[Rows from a dataset of charts and code]
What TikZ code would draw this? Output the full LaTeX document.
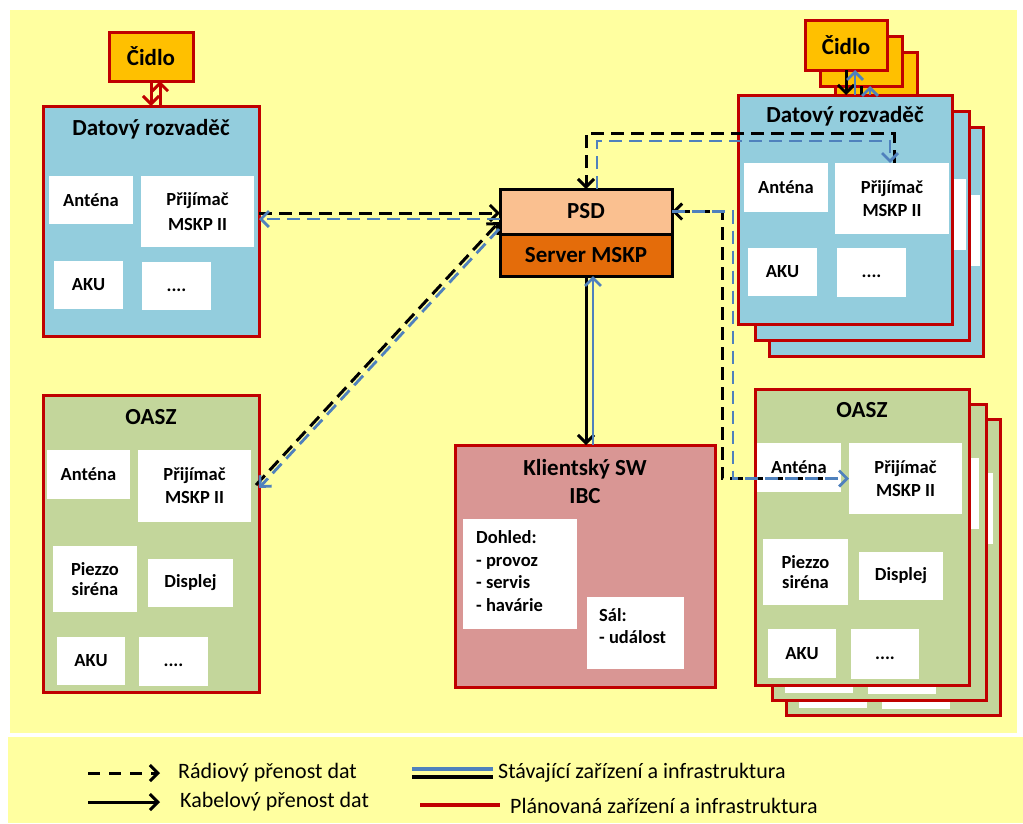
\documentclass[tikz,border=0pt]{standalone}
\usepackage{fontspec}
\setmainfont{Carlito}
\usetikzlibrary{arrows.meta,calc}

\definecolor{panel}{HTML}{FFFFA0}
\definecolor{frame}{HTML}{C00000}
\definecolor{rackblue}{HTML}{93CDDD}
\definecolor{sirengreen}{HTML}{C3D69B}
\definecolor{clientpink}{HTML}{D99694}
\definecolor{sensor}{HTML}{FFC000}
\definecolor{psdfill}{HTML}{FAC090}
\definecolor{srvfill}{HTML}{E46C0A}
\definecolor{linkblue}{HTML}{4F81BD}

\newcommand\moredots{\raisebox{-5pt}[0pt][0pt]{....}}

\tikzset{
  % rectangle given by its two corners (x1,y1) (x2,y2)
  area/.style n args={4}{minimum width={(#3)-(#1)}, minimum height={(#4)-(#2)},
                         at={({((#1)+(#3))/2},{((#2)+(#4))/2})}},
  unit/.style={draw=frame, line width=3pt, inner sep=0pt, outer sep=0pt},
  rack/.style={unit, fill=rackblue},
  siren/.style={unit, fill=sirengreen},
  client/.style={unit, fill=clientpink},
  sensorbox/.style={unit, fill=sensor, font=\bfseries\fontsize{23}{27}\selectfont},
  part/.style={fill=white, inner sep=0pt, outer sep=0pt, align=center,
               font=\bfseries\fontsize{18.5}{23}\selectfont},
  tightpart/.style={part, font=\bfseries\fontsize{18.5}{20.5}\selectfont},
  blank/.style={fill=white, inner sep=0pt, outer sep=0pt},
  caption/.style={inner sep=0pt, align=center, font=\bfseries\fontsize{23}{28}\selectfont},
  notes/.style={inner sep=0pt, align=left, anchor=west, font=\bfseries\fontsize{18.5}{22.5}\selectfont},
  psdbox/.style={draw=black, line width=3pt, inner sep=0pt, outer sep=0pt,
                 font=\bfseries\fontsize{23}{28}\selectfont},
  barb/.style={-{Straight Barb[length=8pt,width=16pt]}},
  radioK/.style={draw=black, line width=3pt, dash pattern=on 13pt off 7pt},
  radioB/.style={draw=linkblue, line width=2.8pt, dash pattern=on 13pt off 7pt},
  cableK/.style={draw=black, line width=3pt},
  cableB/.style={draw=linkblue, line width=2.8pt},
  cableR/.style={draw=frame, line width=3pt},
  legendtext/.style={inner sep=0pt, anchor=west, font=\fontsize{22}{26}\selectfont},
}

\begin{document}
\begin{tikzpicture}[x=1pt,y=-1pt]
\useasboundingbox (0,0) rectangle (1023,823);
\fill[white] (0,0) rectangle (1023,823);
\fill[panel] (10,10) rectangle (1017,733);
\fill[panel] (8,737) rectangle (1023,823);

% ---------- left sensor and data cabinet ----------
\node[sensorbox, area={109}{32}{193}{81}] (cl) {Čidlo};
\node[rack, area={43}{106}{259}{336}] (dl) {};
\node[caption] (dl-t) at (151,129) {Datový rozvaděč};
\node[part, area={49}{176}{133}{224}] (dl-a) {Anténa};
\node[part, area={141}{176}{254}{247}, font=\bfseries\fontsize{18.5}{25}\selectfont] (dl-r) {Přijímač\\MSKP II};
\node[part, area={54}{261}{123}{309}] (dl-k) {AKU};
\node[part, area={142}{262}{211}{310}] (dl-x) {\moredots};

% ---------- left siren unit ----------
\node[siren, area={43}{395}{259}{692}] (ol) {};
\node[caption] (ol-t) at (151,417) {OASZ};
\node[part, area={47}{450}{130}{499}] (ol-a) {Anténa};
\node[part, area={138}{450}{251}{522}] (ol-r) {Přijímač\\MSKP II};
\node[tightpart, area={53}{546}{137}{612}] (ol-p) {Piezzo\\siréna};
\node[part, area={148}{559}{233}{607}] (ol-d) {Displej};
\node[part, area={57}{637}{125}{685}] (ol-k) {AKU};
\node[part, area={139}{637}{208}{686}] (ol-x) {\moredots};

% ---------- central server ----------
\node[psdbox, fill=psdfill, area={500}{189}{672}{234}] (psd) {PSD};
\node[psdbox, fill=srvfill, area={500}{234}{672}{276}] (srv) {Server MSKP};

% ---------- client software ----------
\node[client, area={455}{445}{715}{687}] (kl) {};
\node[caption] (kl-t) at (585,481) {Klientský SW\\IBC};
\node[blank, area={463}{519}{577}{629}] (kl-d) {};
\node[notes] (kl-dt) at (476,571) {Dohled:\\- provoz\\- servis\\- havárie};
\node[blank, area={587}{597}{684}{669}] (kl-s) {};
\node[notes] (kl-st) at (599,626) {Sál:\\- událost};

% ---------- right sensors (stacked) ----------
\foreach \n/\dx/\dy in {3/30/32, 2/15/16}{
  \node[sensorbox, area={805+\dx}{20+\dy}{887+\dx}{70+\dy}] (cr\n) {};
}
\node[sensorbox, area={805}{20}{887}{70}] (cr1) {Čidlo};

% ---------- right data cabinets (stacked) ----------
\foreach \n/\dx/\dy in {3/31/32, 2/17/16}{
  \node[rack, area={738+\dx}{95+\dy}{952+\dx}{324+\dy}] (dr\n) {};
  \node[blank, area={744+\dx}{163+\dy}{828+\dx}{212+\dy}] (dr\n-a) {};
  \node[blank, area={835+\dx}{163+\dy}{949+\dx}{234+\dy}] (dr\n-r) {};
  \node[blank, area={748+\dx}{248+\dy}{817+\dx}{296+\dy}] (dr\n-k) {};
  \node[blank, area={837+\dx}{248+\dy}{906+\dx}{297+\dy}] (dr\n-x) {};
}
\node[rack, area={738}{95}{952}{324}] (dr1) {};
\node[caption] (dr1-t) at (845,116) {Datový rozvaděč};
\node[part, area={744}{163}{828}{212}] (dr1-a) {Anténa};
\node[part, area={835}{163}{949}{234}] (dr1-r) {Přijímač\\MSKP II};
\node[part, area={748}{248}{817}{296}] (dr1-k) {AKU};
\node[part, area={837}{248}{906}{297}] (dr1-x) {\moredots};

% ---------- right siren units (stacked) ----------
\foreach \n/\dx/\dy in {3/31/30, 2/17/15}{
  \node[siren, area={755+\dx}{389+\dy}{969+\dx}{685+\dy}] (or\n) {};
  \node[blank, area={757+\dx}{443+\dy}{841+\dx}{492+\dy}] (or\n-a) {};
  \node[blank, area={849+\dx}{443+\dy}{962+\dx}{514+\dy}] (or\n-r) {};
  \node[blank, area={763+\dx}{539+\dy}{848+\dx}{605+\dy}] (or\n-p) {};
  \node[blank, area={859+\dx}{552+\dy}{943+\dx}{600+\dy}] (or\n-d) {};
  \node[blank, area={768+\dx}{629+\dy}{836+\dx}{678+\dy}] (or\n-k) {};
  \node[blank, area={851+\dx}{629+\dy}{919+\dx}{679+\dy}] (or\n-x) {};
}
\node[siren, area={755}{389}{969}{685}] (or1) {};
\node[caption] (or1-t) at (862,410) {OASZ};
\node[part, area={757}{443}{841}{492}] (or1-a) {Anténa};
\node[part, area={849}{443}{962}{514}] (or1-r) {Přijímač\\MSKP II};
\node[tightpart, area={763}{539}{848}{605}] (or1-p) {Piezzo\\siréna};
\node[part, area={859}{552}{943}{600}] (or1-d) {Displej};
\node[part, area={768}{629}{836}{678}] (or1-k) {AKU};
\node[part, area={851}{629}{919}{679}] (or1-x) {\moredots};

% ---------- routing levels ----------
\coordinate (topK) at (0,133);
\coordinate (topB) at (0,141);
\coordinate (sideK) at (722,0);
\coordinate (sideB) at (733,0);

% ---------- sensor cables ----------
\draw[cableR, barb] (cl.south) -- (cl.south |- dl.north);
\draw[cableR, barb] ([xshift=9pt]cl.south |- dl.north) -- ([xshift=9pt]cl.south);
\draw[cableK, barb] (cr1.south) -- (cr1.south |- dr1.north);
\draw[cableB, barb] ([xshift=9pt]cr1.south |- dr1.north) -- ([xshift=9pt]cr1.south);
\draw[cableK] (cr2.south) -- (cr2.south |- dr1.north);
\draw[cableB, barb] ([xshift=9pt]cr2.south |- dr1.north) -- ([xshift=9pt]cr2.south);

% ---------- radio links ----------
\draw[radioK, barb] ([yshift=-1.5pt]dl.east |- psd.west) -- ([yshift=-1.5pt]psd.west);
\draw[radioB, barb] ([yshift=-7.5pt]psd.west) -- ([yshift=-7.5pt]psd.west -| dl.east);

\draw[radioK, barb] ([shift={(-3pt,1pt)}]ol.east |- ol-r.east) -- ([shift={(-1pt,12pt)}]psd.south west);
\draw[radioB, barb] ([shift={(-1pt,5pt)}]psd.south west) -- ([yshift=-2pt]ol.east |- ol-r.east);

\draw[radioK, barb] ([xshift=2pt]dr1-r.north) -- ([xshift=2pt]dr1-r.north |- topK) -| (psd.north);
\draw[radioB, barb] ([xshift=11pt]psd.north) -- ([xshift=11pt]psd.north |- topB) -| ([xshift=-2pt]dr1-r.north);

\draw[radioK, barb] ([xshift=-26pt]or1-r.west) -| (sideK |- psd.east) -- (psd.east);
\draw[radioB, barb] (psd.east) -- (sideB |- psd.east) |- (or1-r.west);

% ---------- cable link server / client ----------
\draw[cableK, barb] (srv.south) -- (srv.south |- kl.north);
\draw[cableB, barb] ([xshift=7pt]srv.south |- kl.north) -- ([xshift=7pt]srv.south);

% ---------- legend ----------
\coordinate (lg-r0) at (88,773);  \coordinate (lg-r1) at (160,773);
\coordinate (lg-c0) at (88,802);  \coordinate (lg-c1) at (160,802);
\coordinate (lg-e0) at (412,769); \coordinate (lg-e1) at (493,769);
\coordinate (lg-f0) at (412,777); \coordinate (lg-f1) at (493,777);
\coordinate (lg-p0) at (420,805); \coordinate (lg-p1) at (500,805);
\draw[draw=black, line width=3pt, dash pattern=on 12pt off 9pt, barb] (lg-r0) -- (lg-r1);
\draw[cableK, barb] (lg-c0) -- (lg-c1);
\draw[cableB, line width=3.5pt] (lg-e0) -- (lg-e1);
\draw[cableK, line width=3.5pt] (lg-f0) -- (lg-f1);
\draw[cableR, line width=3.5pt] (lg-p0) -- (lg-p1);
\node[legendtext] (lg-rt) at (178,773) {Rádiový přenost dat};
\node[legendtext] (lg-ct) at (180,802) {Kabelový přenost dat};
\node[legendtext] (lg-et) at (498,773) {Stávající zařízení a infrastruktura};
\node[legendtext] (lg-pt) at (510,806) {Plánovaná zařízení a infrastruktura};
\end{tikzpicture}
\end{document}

* * *

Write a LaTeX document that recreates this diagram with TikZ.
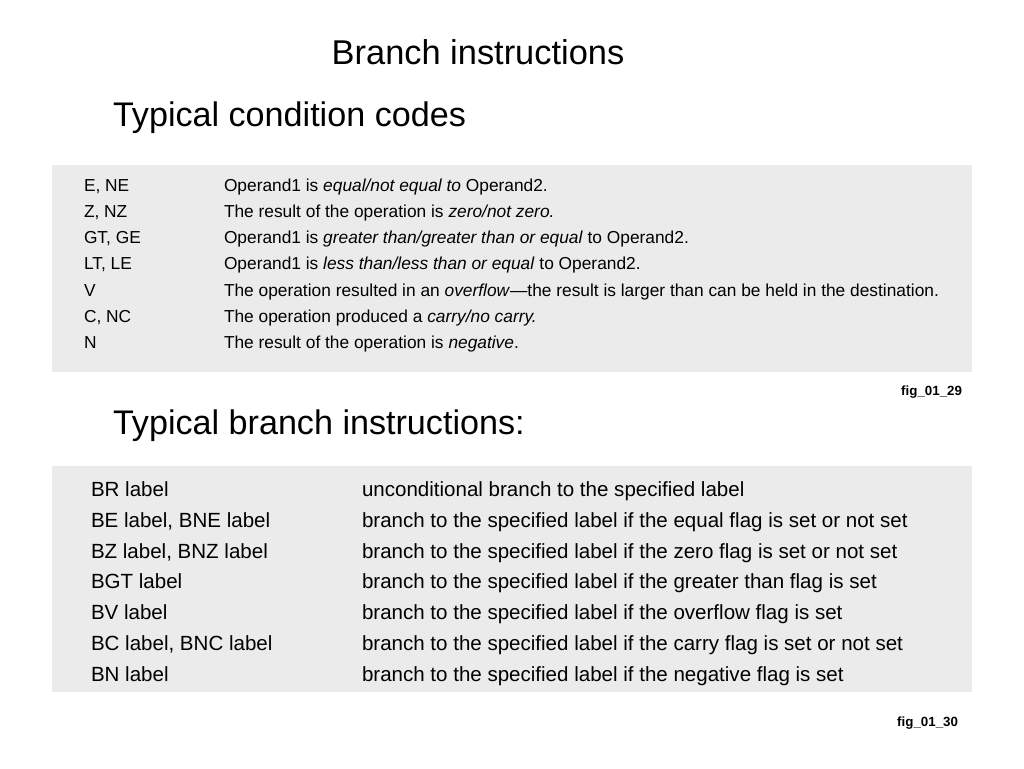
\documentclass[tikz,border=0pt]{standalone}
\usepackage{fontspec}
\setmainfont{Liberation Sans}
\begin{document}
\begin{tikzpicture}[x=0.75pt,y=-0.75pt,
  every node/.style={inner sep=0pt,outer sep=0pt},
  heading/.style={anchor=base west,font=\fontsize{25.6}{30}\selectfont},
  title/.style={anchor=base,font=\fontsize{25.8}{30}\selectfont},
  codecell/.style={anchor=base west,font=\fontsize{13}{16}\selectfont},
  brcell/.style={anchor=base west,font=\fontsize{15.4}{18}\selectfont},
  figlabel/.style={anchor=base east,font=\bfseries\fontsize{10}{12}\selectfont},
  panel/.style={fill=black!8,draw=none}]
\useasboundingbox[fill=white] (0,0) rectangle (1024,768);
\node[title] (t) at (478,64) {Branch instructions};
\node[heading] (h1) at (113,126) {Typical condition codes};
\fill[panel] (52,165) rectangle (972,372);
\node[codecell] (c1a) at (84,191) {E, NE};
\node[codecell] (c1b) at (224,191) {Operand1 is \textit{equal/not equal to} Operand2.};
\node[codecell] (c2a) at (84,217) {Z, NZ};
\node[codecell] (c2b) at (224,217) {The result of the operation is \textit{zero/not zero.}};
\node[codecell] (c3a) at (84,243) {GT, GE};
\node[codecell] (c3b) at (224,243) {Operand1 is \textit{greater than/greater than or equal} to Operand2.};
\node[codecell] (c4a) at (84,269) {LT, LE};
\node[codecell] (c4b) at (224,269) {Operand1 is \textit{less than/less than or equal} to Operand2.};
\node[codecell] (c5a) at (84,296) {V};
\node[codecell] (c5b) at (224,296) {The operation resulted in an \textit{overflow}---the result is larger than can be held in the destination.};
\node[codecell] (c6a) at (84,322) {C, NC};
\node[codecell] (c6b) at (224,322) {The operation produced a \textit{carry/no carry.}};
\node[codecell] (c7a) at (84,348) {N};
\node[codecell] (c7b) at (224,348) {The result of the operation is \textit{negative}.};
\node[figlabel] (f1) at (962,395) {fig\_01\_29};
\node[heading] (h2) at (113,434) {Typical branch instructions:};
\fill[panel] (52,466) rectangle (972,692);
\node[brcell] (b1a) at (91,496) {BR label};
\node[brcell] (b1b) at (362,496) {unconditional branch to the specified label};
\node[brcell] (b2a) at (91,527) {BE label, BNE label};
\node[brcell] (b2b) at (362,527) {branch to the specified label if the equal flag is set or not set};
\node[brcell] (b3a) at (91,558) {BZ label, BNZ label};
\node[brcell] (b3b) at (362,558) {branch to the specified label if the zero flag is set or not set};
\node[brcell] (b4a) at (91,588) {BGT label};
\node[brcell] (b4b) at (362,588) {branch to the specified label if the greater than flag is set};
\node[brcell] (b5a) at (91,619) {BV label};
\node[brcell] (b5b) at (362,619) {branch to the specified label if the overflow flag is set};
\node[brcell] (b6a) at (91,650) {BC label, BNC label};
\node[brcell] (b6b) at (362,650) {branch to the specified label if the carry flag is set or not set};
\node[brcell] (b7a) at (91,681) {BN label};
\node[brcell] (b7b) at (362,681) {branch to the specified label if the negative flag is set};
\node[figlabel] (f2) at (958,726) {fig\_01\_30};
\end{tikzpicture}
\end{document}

---

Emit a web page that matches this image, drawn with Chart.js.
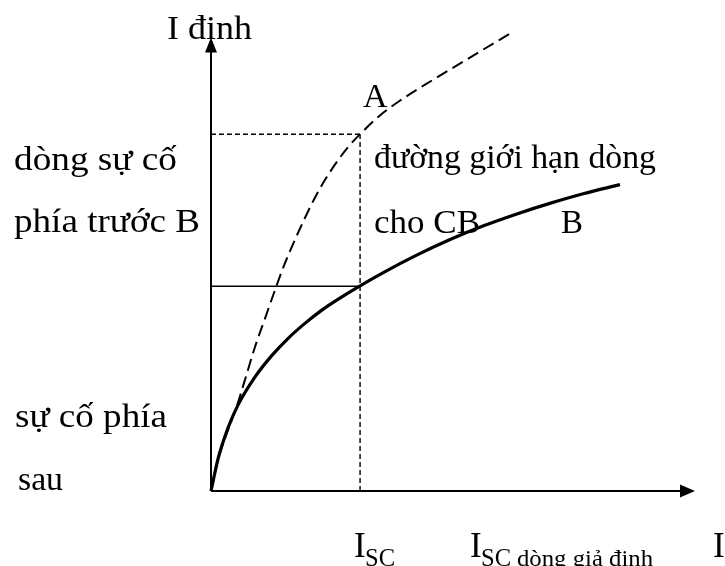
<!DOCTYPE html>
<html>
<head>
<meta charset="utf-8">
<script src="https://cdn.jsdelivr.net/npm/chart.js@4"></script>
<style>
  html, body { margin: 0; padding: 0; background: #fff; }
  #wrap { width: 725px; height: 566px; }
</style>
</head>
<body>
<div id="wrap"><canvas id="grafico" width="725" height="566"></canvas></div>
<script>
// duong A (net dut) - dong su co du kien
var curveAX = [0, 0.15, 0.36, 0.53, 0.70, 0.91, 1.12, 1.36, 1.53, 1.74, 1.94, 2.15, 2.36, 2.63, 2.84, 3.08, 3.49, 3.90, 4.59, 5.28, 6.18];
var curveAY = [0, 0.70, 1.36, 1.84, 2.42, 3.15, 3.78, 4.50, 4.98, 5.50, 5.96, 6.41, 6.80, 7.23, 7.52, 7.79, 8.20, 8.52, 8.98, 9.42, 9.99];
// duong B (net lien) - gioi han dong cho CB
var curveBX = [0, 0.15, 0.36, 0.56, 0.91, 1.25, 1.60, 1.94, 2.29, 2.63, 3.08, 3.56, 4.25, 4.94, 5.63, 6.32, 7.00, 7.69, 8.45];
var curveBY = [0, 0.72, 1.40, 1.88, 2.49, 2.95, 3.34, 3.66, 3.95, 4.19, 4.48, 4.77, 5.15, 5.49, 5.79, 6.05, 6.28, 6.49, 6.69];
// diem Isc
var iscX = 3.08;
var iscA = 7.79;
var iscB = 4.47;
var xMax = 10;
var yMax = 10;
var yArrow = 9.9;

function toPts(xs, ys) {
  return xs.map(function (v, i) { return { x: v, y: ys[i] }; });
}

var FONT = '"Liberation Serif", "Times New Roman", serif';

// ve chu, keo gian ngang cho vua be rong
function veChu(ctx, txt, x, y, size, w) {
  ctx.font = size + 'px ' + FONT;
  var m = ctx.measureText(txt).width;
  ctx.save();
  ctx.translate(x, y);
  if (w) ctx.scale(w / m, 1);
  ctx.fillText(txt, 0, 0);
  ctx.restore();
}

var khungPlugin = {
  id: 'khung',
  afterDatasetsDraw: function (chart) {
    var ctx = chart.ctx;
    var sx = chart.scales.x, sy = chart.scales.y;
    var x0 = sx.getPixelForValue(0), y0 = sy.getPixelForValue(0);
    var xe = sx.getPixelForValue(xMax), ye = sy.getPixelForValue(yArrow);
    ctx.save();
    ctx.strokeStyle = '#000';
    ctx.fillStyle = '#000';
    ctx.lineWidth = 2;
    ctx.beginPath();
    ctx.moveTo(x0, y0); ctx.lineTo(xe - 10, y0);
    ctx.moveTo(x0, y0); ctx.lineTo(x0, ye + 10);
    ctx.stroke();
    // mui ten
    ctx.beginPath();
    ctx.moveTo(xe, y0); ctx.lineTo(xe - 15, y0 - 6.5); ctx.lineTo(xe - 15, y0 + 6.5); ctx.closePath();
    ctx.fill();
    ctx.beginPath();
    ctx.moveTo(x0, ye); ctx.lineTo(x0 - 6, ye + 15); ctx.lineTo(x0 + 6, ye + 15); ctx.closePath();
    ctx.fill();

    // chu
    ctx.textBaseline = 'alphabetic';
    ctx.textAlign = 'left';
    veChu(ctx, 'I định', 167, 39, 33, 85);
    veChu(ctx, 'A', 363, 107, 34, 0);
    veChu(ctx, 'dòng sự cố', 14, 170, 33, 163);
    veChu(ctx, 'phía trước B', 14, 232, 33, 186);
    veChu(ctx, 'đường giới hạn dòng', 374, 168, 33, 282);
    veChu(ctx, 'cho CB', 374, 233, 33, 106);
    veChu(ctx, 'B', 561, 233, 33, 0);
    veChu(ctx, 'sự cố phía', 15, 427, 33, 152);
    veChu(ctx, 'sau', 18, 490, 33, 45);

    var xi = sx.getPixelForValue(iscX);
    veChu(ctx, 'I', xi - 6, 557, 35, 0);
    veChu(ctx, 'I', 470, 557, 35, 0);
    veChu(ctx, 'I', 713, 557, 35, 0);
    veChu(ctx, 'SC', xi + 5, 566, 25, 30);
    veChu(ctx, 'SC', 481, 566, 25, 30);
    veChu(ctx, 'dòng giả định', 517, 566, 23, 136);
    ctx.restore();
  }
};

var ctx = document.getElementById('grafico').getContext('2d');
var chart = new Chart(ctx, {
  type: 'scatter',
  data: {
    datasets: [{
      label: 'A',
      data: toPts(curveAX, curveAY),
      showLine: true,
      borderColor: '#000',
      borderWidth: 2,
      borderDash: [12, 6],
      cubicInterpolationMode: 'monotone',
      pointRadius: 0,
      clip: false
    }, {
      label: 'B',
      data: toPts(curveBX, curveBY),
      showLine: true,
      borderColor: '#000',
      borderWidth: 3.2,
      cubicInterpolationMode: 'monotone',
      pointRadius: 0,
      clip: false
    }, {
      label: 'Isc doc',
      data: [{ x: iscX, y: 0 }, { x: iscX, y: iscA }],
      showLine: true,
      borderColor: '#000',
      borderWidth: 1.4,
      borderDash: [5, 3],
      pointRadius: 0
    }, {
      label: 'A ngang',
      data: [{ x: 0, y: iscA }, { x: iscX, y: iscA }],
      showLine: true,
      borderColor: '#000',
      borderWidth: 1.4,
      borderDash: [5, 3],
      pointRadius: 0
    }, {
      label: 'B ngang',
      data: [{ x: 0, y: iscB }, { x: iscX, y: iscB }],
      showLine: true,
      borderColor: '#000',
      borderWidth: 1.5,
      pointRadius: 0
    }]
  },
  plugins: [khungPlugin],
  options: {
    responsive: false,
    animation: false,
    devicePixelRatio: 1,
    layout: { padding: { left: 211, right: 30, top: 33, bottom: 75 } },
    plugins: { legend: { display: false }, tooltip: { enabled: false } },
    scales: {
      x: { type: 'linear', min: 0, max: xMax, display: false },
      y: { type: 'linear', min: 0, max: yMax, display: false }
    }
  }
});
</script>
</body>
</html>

GIVEN INSTRUCTION → Identify which lines contain the word "with" and copy each one.

SOLUTION FOR THIS EXERCISE →
Write a LaTeX document that recreates this diagram with TikZ.
Emit a web page that matches this image, drawn with Chart.js.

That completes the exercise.